Ich würde, im Falle daß mein Gedanke Ihnen gefiele und einleuchtete, diesen Winter darauf verwenden, mir solche Vorreden auszudenken: mein Bemühen würde sein, jeder dieser Vorreden einen so selbständigen Werth zu geben, daß um ihretwillen allein schon die Werke gelesen werden müßten. — Anzufangen mit „Menschliches, Allzumenschliches“, von dem 511 Exemplare noch da sind, gerade genug, um eine neue Ausgabe zu repräsentiren? Was meinen Sie? Die beiden Anhänge dazu (Vermischte Meinungen und Sprüche und der Wanderer) könnten dann vielleicht das Jahr darauf erscheinen? Als zweiter Band? —
Ich denke, Sie fühlen mir nach, hochgeehrter und lieber Herr Fritzsch, daß ich bei diesen Vorschlägen sammt und sonders Ihr Interesse im Auge habe; ich möchte durchaus nicht, daß Sie jemals den großen Vertrauens-Beweis, den Sie mir durch den Ankauf meiner ganzen bisherigen Litteratur gegeben haben, zu bereuen hätten.
Auf der Rückseite vom Umschlag des letzterschienenen Buchs finden Sie eine Art Überblick und Programm über meine bisherige und zukünftige Thätigkeit. Es sollen 10 Werke und nicht mehr sein, mit denen ich „übrig“ bleiben will; 6 davon sind nunmehr in Ihren Händen. Vereinfachung der Titel (damit sie leicht zu citiren sind z. B. bloß „die Geburt der Tragödie“), andrerseits eine kleine Erläuterung wo ich das Mißverständliche eines Titels erprobt habe (z.
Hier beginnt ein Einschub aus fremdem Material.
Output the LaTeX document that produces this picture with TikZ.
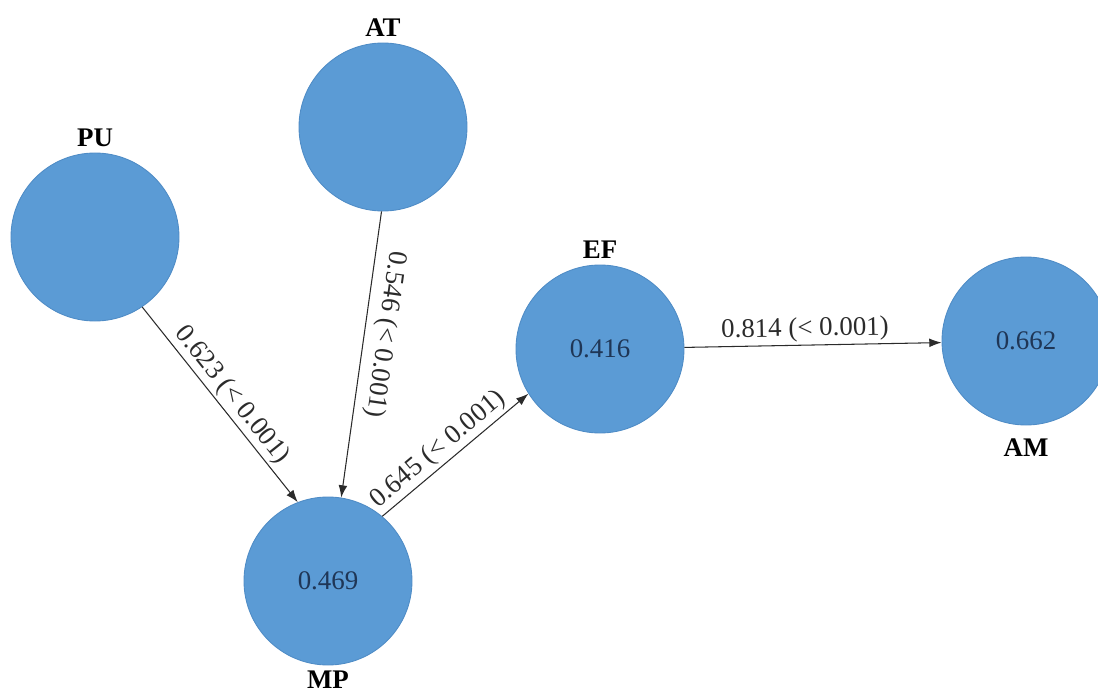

B. zu „die fröhliche Wissenschaft“ der Zusatz in Parenthese „gai saber“, damit man an den provençalischen Ursprung meines Titels und an jene Dichter-Ritter, die Troubadours erinnert wird, die mit jener Formel all ihr Können und Wollen zusammenfaßten) — dergleichen scheint mir nützlich. Genaueres erst, wenn ich Ihre Antwort auf meine hier angedeuteten Vorschläge habe.
Ihr ergebenster
Prof. Dr. Nietzsche
NB. Einen so langen Brief bekommen Sie niemals wieder: das verbieten die Herrn Augen.